就在這時,大門外美軍警備車上的警報響了,淒厲的聲浪蓋過了喊殺聲,幾輛裝甲車開進了營門。大約一個連全副武裝的美軍下了車,一面持槍跑步向武鬥地點包圍過去,一面高聲喊著“STOP!STOP!”(住手!住手!)武鬥雙方都被迫停了下來。
我看見高大的史密斯上尉在幾個美軍的陪同下向聯隊警備隊住地走去。不久,戴有“PG”袖章的警備隊員全部出來列隊坐在廣場上。而我們的人被美軍轟回各自的帳篷。

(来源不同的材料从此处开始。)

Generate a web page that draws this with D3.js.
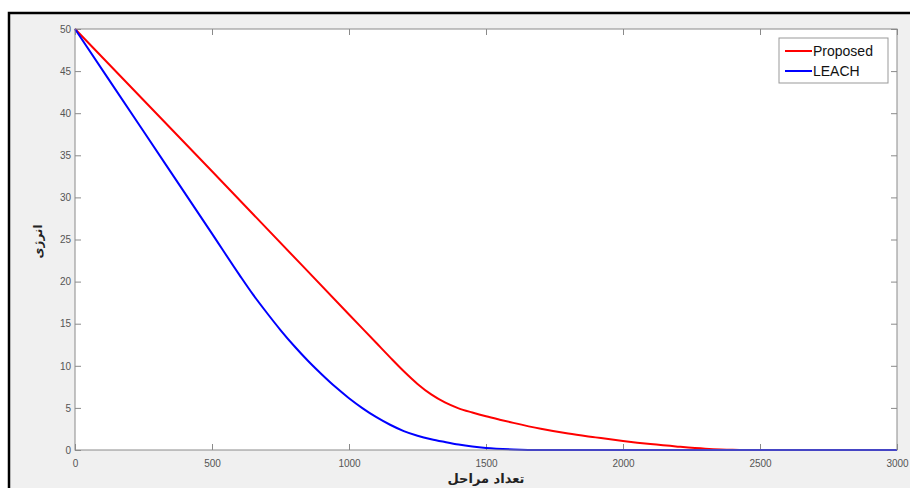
<!DOCTYPE html>
<html><head><meta charset="utf-8">
<script src="https://cdn.jsdelivr.net/npm/d3@7"></script>
<style>
html,body{margin:0;padding:0;background:#fff;}
svg{display:block;}
</style></head>
<body>
<svg id="chart" width="910" height="488"></svg>
<script>
// Data
const roundsProposed = [0, 500, 1000, 1100, 1150, 1200, 1250, 1300, 1350, 1400, 1450, 1500, 1550, 1600, 1700, 1800, 1900, 2000, 2100, 2200, 2300, 2400, 2500, 3000];
const energyProposed = [50, 33.1, 16.1, 12.7, 11.0, 9.35, 7.85, 6.6, 5.65, 4.95, 4.45, 4.0, 3.6, 3.22, 2.52, 1.95, 1.5, 1.07, 0.7, 0.4, 0.15, 0.02, 0, 0];
const roundsLeach = [0, 250, 500, 600, 650, 700, 750, 800, 850, 900, 950, 1000, 1050, 1100, 1150, 1200, 1250, 1300, 1350, 1400, 1450, 1500, 1600, 1700, 3000];
const energyLeach = [50, 37.85, 25.7, 20.8, 18.45, 16.3, 14.25, 12.35, 10.6, 9.0, 7.5, 6.15, 4.95, 3.9, 3.0, 2.25, 1.7, 1.28, 0.95, 0.65, 0.42, 0.25, 0.07, 0, 0];
const xTicks = [0, 500, 1000, 1500, 2000, 2500, 3000];
const yTicks = [0, 5, 10, 15, 20, 25, 30, 35, 40, 45, 50];
const seriesNames = ["Proposed", "LEACH"];
const seriesColors = ["#ff0000", "#0000ff"];
const xLabel = "تعداد مراحل";
const yLabel = "انرژی";

const svg = d3.select("#chart");
// figure frame
svg.append("rect").attr("x", 9).attr("y", 13).attr("width", 920).attr("height", 500)
  .attr("fill", "#f0f0f0").attr("stroke", "#000").attr("stroke-width", 2.5);

const L = 75, R = 897, T = 29, B = 450;
const x = d3.scaleLinear().domain([0, 3000]).range([L, R]);
const y = d3.scaleLinear().domain([0, 50]).range([B, T]);

svg.append("rect").attr("x", L).attr("y", T).attr("width", R - L).attr("height", B - T).attr("fill", "#fff");

const font = "Liberation Sans, Arial, Helvetica, sans-serif";
const axisColor = "#8a8a8a";
function styleAxis(g) {
  g.select(".domain").remove();
  g.selectAll("line").attr("stroke", axisColor);
  g.selectAll("text").attr("fill", "#555").style("font-family", font).style("font-size", "10px");
}
svg.append("g").attr("transform", `translate(0,${B})`)
  .call(d3.axisBottom(x).tickValues(xTicks).tickFormat(d3.format("d")).tickSizeInner(-6).tickSizeOuter(0).tickPadding(10))
  .call(styleAxis);
svg.append("g").attr("transform", `translate(0,${T})`)
  .call(d3.axisTop(x).tickValues(xTicks).tickSizeInner(-6).tickSizeOuter(0).tickFormat(""))
  .call(styleAxis);
svg.append("g").attr("transform", `translate(${L},0)`)
  .call(d3.axisLeft(y).tickValues(yTicks).tickFormat(d3.format("d")).tickSizeInner(-6).tickSizeOuter(0).tickPadding(4))
  .call(styleAxis);
svg.append("g").attr("transform", `translate(${R},0)`)
  .call(d3.axisRight(y).tickValues(yTicks).tickSizeInner(-6).tickSizeOuter(0).tickFormat(""))
  .call(styleAxis);

const line = d3.line().x(d => x(d[0])).y(d => y(d[1])).curve(d3.curveMonotoneX);
const series = [
  d3.zip(roundsProposed, energyProposed),
  d3.zip(roundsLeach, energyLeach)
];
series.forEach((s, i) => {
  svg.append("path").datum(s).attr("d", line).attr("fill", "none")
    .attr("stroke", seriesColors[i]).attr("stroke-width", 2);
});

// axis box
svg.append("rect").attr("x", L).attr("y", T).attr("width", R - L).attr("height", B - T)
  .attr("fill", "none").attr("stroke", axisColor).attr("stroke-width", 1);

// legend
const lg = svg.append("g").attr("transform", "translate(779,38)");
lg.append("rect").attr("width", 109).attr("height", 45).attr("fill", "#fff").attr("stroke", "#999");
seriesNames.forEach((n, i) => {
  const yy = 13 + i * 20;
  lg.append("line").attr("x1", 6).attr("x2", 33).attr("y1", yy).attr("y2", yy)
    .attr("stroke", seriesColors[i]).attr("stroke-width", 2);
  lg.append("text").attr("x", 34).attr("y", yy + 5).text(n)
    .style("font-family", font).style("font-size", "14px").attr("fill", "#111");
});

// axis labels
svg.append("text").attr("x", (L + R) / 2).attr("y", 483).attr("text-anchor", "middle")
  .text(xLabel).style("font-family", "DejaVu Sans, Noto Sans, sans-serif").style("font-size", "13px")
  .style("font-weight", "bold").attr("fill", "#222");
svg.append("text").attr("transform", `translate(42,${(T + B) / 2 + 2}) rotate(-90)`).attr("text-anchor", "middle")
  .text(yLabel).style("font-family", "DejaVu Sans, Noto Sans, sans-serif").style("font-size", "12px")
  .style("font-weight", "bold").attr("fill", "#222");
</script>
</body></html>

我想:糟了,我們的人一旦被分散,再集中起來就難了,怕要被各個擊破。
這時,聯隊警備隊一箇中隊長跑來喊:“張翻譯官,史密斯上尉請您去!”
我隨他到達時,史密斯上尉正站在“PG”隊員前面,而美軍武裝人員集合在一旁待命。
史密斯對我說:他要對“PG”隊員下命令,讓我翻譯。他接著釋出了命令,大意是:“聯合國軍當局委任你們負責維持戰俘營內秩序,你們平時管理不嚴,以致發生今晚的暴亂。現在我命令你們將主要肇事者給我找出來,憲兵司令部將審訊他們。我調來的美軍將在必要時協助你們。”
這樣的命令我決不能翻譯出來,便說:“史密斯上尉說你們都是中國人,是同胞兄弟,為什麼要打架!今後不允許再互相毆鬥,不論是誰,打傷人要坐牢,打死人要償命。”
我剛“翻譯”完,狗腿子中就有人喊口號:“共黨分子要暴動!”又有人喊:“張翻譯是共黨,我們不要他翻譯!”
史密斯問我他們喊什麼?
我說:“他們表示堅決執行上尉命令,請上尉放心。”史密斯做了個抓人的手勢:“那好,現在立即行動!”
警備隊長周演達站起來佈置說:“別聽張翻譯的,咱們去把共黨暴動分子抓起來再說,一中隊去一大隊,二中隊去四大隊!按我給你們的名單搜捕。”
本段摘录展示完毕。